The transitional forest between the Krenglelan foothills and the Walking Forest proper, the Tenekee Woods are what hunters call "honest woods"—dangerous, yes, but predictable. The rules here are the rules.
Character
Unlike the Everwood to the west (a single immortal organism) or the Walking Forest to the south (which moves), the Tenekee is simply a forest. Individual trees grow, age, and die. Leaves fall and rot. Predators hunt prey according to comprehensible logic. For travelers exhausted by the supernatural forests that dominate the Westwilds, the Tenekee offers something rare: normalcy.
The woods are old-growth, dense with massive oaks and beeches whose canopies block most sunlight. Game is plentiful—deer, boar, rabbits—and the hunting is good. Lacirean hunters work the Tenekee for meat and timber, grateful for a forest that doesn't try to kill them in strange ways.
The Watched Feeling
Despite being "normal," the Tenekee has an unsettling quality: the persistent sensation of being observed. This is the Walking Forest's influence bleeding northward.
The Grayls don't often come this far into the Tenekee—the sounds of hunters and woodcutters pain them—but they watch from the southern treeline. Their patient wooden attention extends further than their bodies do. Tenekee hunters learn not to make eye contact with the forest edge at dusk, when the light plays tricks and the trees seem to have faces.
Occasionally, a Grayl does wander north, following a beloved tree that has seeded in the Tenekee. When this happens, the local hunters simply leave the area for a season. There's no fighting a Grayl; there's barely any communicating with one. You just wait until it leaves or until its tree dies.
Dangers
The Tenekee's dangers are mundane but real: wolves in winter, bears year-round, the occasional bandit gang using the woods as cover. The northern edge brushes against the Krenglelan Range, and things come down from the mountains sometimes—cave cats, displaced wyverns, once reportedly a young lindworm.

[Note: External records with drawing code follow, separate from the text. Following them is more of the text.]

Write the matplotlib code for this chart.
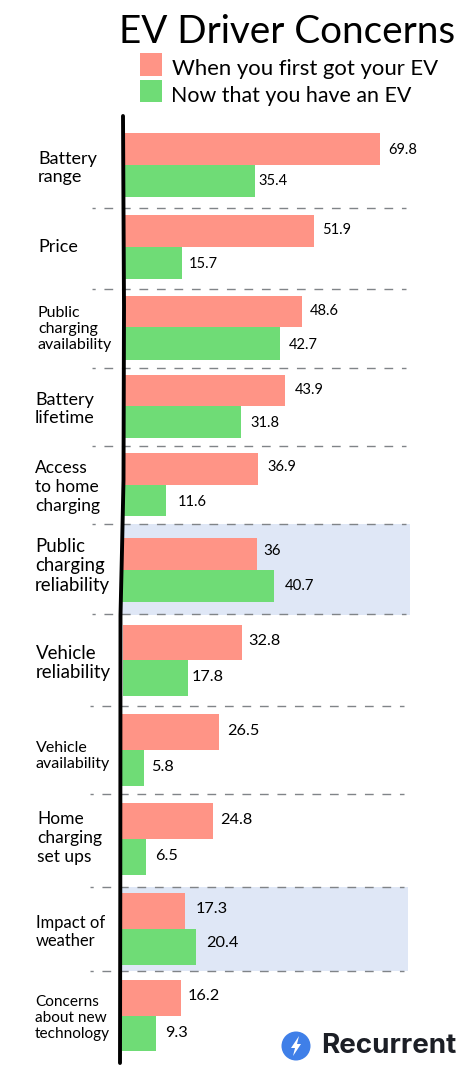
import matplotlib
matplotlib.use('Agg')
import matplotlib.pyplot as plt
from matplotlib.patches import Circle, Polygon, Rectangle

# survey results, percent of drivers
categories = ['Battery\nrange', 'Price', 'Public\ncharging\navailability', 'Battery\nlifetime',
              'Access\nto home\ncharging', 'Public\ncharging\nreliability', 'Vehicle\nreliability',
              'Vehicle\navailability', 'Home\ncharging\nset ups', 'Impact of\nweather',
              'Concerns\nabout new\ntechnology']
first_got = [69.8, 51.9, 48.6, 43.9, 36.9, 36, 32.8, 26.5, 24.8, 17.3, 16.2]
now_have = [35.4, 15.7, 42.7, 31.8, 11.6, 40.7, 17.8, 5.8, 6.5, 20.4, 9.3]
first_labels = ['69.8', '51.9', '48.6', '43.9', '36.9', '36', '32.8', '26.5', '24.8', '17.3', '16.2']
now_labels = ['35.4', '15.7', '42.7', '31.8', '11.6', '40.7', '17.8', '5.8', '6.5', '20.4', '9.3']
series_names = ['When you first got your EV', 'Now that you have an EV']

# layout of the rows in figure pixels
row_top = [133, 215, 296, 375, 453, 538, 625, 714, 803, 893, 980]
row_mid = [165, 247, 327, 406, 485, 570, 660, 750, 839, 929, 1016]
row_bot = [197, 279, 360, 438, 516, 602, 696, 786, 875, 965, 1051]
row_left = [125, 125, 125, 125, 124, 122, 123, 122.5, 122.5, 122, 122]
# pixels per percentage point, each row was laid out a little differently
row_scale = [3.66, 3.64, 3.64, 3.64, 3.64, 3.74, 3.64, 3.64, 3.64, 3.62, 3.62]
row_label_y = [168, 247, 329, 409, 487, 566, 663, 756, 838, 932, 1018]
row_label_x = [38, 38, 38, 35, 35, 35, 36, 36, 37, 36, 35]
row_label_size = [13, 13, 11.5, 13, 12.5, 13.4, 13.4, 11.5, 12.5, 11.9, 11.1]
first_text_x = [388, 322, 310, 295, 267, 263, 248, 227, 220, 196, 188]
first_text_y = [150, 230, 311, 390, 467, 551, 641, 731, 820, 909, 996]
now_text_x = [258, 189, 289, 250, 178, 285, 192, 151, 155, 206, 165]
now_text_y = [181, 264, 345, 423, 502, 586, 677, 767, 856, 943, 1033]
value_size = [10.5, 10.5, 10.5, 10.5, 10.5, 10.8, 11.7, 11.7, 11.7, 11.7, 11.7]
seps = [208, 289, 368, 446, 524, 614, 706, 794, 887, 971]
sep_left = [92, 92, 92, 92, 92, 92, 90, 90, 90, 90]
sep_right = [406, 406, 406, 406, 406, 406, 404, 404, 404, 404]

RED = '#ff9486'
GREEN = '#6fdc76'
BLUE = '#dfe7f6'

plt.rcParams['font.family'] = 'Lato'

W, H = 474, 1075
fig = plt.figure(figsize=(W / 100, H / 100), dpi=100)
ax = fig.add_axes([0, 0, 1, 1])
ax.set_xlim(0, W)
ax.set_ylim(H, 0)
ax.axis('off')

# highlighted rows
ax.add_patch(Rectangle((121, 524), 289, 91, color=BLUE, lw=0, zorder=1))
ax.add_patch(Rectangle((121, 887), 287, 84, color=BLUE, lw=0, zorder=1))

for y, x0, x1 in zip(seps, sep_left, sep_right):
    ax.plot([x0, x1], [y, y], color='#808488', lw=1, linestyle=(4, (6.3, 6.3)), zorder=2)

for i, name in enumerate(categories):
    left = row_left[i]
    ax.barh((row_top[i] + row_mid[i]) / 2, first_got[i] * row_scale[i], row_mid[i] - row_top[i],
            left=left, color=RED, zorder=3)
    ax.barh((row_mid[i] + row_bot[i]) / 2, now_have[i] * row_scale[i], row_bot[i] - row_mid[i],
            left=left, color=GREEN, zorder=3)
    ax.text(first_text_x[i], first_text_y[i], first_labels[i], fontsize=value_size[i], va='center', zorder=5)
    ax.text(now_text_x[i], now_text_y[i], now_labels[i], fontsize=value_size[i], va='center', zorder=5)
    ax.text(row_label_x[i], row_label_y[i], name, fontsize=row_label_size[i], va='center', ha='left', linespacing=1.2)

# hand drawn looking vertical axis
ax.plot([123, 124, 123.5, 122, 120.5, 120.3, 120], [116, 306, 480, 550, 615, 887, 1063],
        color='black', lw=2.8, solid_capstyle='round', zorder=4)

# title and legend
ax.text(287.5, 32, 'EV Driver Concerns', fontsize=27.8, ha='center', va='center')
ax.add_patch(Rectangle((140, 53), 22, 23, color=RED, lw=0))
ax.add_patch(Rectangle((140, 80), 22, 22, color=GREEN, lw=0))
ax.text(172, 69, series_names[0], fontsize=15.9, va='center')
ax.text(171, 96, series_names[1], fontsize=15.4, va='center')

# logo
ax.add_patch(Circle((296, 1046), 14.5, color='#3f7fe8', lw=0, zorder=5))
ax.add_patch(Polygon([(299, 1036), (291, 1048), (295, 1048), (293, 1056), (301, 1044), (297, 1044)],
                     color='white', lw=0, zorder=6))
ax.text(321, 1046, 'Recurrent', fontsize=20, fontweight='bold', family='Inter', va='center', color='#1c1f26')

fig.savefig('out.png', dpi=100)
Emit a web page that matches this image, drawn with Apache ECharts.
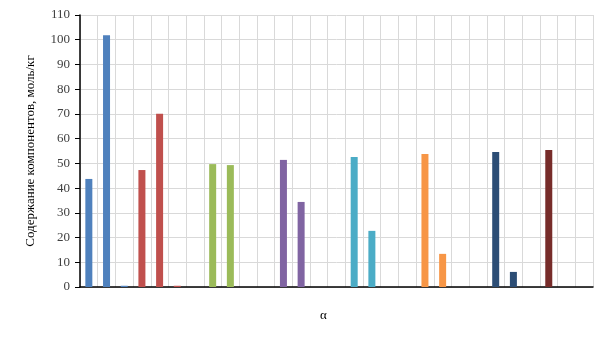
<!DOCTYPE html>
<html><head><meta charset="utf-8">
<script src="https://cdn.jsdelivr.net/npm/echarts@6/dist/echarts.min.js"></script>
<style>html,body{margin:0;padding:0;background:#fff}#c{width:605px;height:340px}</style>
</head><body><div id="c"></div>
<script>
// 29 category slots (Excel-style clustered layout with gaps)
const categories = Array.from({length: 29}, (_, i) => String(i + 1));
const values = [43.7, 101.8, 0.5, 47.3, 70.1, 0.5, null, 49.7, 49.3, null, null, 51.4, 34.4, null, null, 52.6, 22.7, null, null, 53.8, 13.4, null, null, 54.6, 6.1, null, 55.4, null, null];
const barColors = ['#4F81BD','#4F81BD','#4F81BD','#C0504D','#C0504D','#C0504D', null,'#9BBB59','#9BBB59', null, null,'#8064A2','#8064A2', null, null,'#4BACC6','#4BACC6', null, null,'#F79646','#F79646', null, null,'#2C4D75','#2C4D75', null,'#772C2A', null, null];
const yTicks = {min: 0, max: 110, interval: 10};
const yTitle = 'Содержание компонентов, моль/кг';
const xTitle = 'α';

const chart = echarts.init(document.getElementById('c'), null, {renderer: 'canvas'});
chart.setOption({
  animation: false,
  grid: {left: 80, right: 12, top: 15, bottom: 53, containLabel: false},
  xAxis: {
    type: 'category', data: categories, boundaryGap: true,
    name: xTitle, nameLocation: 'middle', nameGap: 22,
    nameTextStyle: {fontFamily: 'Liberation Serif', fontSize: 13, color: '#000', padding: [0, 26, 0, 0]},
    axisLine: {show: true, lineStyle: {color: '#000', width: 1.5}},
    axisTick: {show: false}, axisLabel: {show: false},
    splitLine: {show: true, lineStyle: {color: '#d9d9d9', width: 1}}
  },
  yAxis: {
    type: 'value', min: yTicks.min, max: yTicks.max, interval: yTicks.interval,
    name: yTitle, nameLocation: 'middle', nameGap: 43,
    nameTextStyle: {fontFamily: 'Liberation Serif', fontSize: 13, color: '#000'},
    axisLine: {show: true, lineStyle: {color: '#000', width: 1.5}},
    axisTick: {show: true, length: 5, lineStyle: {color: '#000'}},
    axisLabel: {fontFamily: 'Liberation Serif', fontSize: 13, color: '#404040', margin: 10},
    splitLine: {show: true, lineStyle: {color: '#d9d9d9', width: 1}}
  },
  series: [{
    type: 'bar', barWidth: 7,
    data: values.map((v, i) => ({value: v, itemStyle: {color: barColors[i] || '#000'}}))
  }]
});
</script></body></html>
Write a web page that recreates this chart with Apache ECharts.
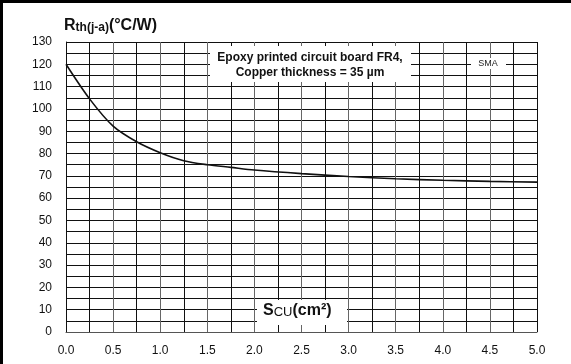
<!DOCTYPE html>
<html>
<head>
<meta charset="utf-8">
<script src="https://cdn.jsdelivr.net/npm/echarts@6/dist/echarts.min.js"></script>
<style>
html,body{margin:0;padding:0;background:#fff;}
#c{width:571px;height:364px;}
</style>
</head>
<body>
<div id="c"></div>
<script>
var xValues = [0, 0.25, 0.5, 0.75, 1.0, 1.25, 1.5, 1.75, 2.0, 2.5, 3.0, 3.5, 4.0, 4.5, 5.0];
var rthValues = [120, 104.5, 92.3, 85.3, 80.4, 76.8, 75.0, 73.8, 72.6, 71.0, 69.7, 68.7, 68.0, 67.5, 67.2];
var annotationLines = ['Epoxy printed circuit board FR4,', 'Copper thickness = 35 µm'];
var packageLabel = 'SMA';

var FONT = '"Liberation Sans", Arial, Helvetica, sans-serif';
var chart = echarts.init(document.getElementById('c'), null, {renderer: 'canvas'});
var seriesData = xValues.map(function (x, i) { return [x, rthValues[i]]; });

var option = {
  animation: false,
  backgroundColor: '#fff',
  grid: {left: 66, right: 34, top: 42, bottom: 32, show: false},
  xAxis: {
    type: 'value', min: 0, max: 5, interval: 0.5,
    axisLine: {show: true, onZero: false, lineStyle: {color: '#555', width: 1}},
    axisTick: {show: false},
    axisLabel: {margin: 13, color: '#111', fontSize: 12, fontFamily: FONT,
      formatter: function (v) { return v.toFixed(1); }},
    splitLine: {show: true, lineStyle: {color: '#666', width: 1}},
    minorTick: {show: false, splitNumber: 2},
    minorSplitLine: {show: true, lineStyle: {color: '#111', width: 1}}
  },
  yAxis: {
    type: 'value', min: 0, max: 130, interval: 10,
    axisLine: {show: true, lineStyle: {color: '#111', width: 1}},
    axisTick: {show: false},
    axisLabel: {margin: 14, color: '#111', fontSize: 12, fontFamily: FONT},
    splitLine: {show: true, lineStyle: {color: '#111', width: 1}},
    minorTick: {show: false, splitNumber: 2},
    minorSplitLine: {show: true, lineStyle: {color: '#111', width: 1}}
  },
  series: [{
    type: 'line',
    data: seriesData,
    smooth: 0.3,
    showSymbol: false,
    lineStyle: {color: '#111', width: 1.6},
    z: 5
  }],
  graphic: [
    {type: 'line', z: 100, shape: {x1: 1.5, y1: 0, x2: 1.5, y2: 364},
      style: {stroke: '#000', lineWidth: 3}},
    {type: 'line', z: 100, shape: {x1: 0, y1: 1.5, x2: 571, y2: 1.5},
      style: {stroke: '#000', lineWidth: 3}},
    {type: 'line', z: 100, shape: {x1: 537.5, y1: 42, x2: 537.5, y2: 332},
      style: {stroke: '#111', lineWidth: 1}},
    {type: 'text', z: 100, left: 64, top: 16,
      style: {
        text: '{a|R}{b|th(j-a)}{a|(°C/W)}',
        rich: {
          a: {fontSize: 16, fontWeight: 'bold', fontFamily: FONT, fill: '#111', verticalAlign: 'bottom', lineHeight: 20},
          b: {fontSize: 12, fontWeight: 'bold', fontFamily: FONT, fill: '#111', padding: [6, 0, 0, 0], verticalAlign: 'bottom', lineHeight: 20}
        }
      }},
    {type: 'rect', z: 100, shape: {x: 210, y: 46, width: 201, height: 36},
      style: {fill: '#fff'}},
    {type: 'text', z: 101, style: {
      text: annotationLines.join('\n'), x: 310, y: 65, align: 'center', verticalAlign: 'middle',
      font: 'bold 12px ' + FONT, fill: '#111', lineHeight: 15}},
    {type: 'rect', z: 100, shape: {x: 471, y: 58, width: 35, height: 11},
      style: {fill: '#fff'}},
    {type: 'text', z: 101, style: {
      text: packageLabel, x: 488, y: 63.5, align: 'center', verticalAlign: 'middle',
      font: '9px ' + FONT, fill: '#222'}},
    {type: 'rect', z: 100, shape: {x: 257, y: 300, width: 90, height: 25},
      style: {fill: '#fff'}},
    {type: 'text', z: 101, left: 263, top: 302,
      style: {
        text: '{a|S}{b|CU}{a|(cm²)}',
        rich: {
          a: {fontSize: 16, fontWeight: 'bold', fontFamily: FONT, fill: '#111', verticalAlign: 'bottom', lineHeight: 20},
          b: {fontSize: 13, fontWeight: 'normal', fontFamily: FONT, fill: '#111', padding: [4, 0, 0, 0], verticalAlign: 'bottom', lineHeight: 20}
        }
      }}
  ]
};
chart.setOption(option);
</script>
</body>
</html>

The forest also serves as a buffer between civilized lands and the Walking Forest. Travelers heading south are advised to stock up on supplies in Lacire and move quickly through the Tenekee. Lingering too long risks an encounter with something from deeper in.
The Everwood's Edge
Where the Tenekee meets the Everwood to the northwest, the forest changes abruptly. One step you're in normal woods; the next, the ground is spongy with undecaying leaves, the air thick with spores, and the trees have that unsettling sameness of a single organism. Locals have marked the boundary with old stone cairns—warnings, not borders. Nothing stops the Everwood from spreading except the patient work of fire and the forest's own strange preferences.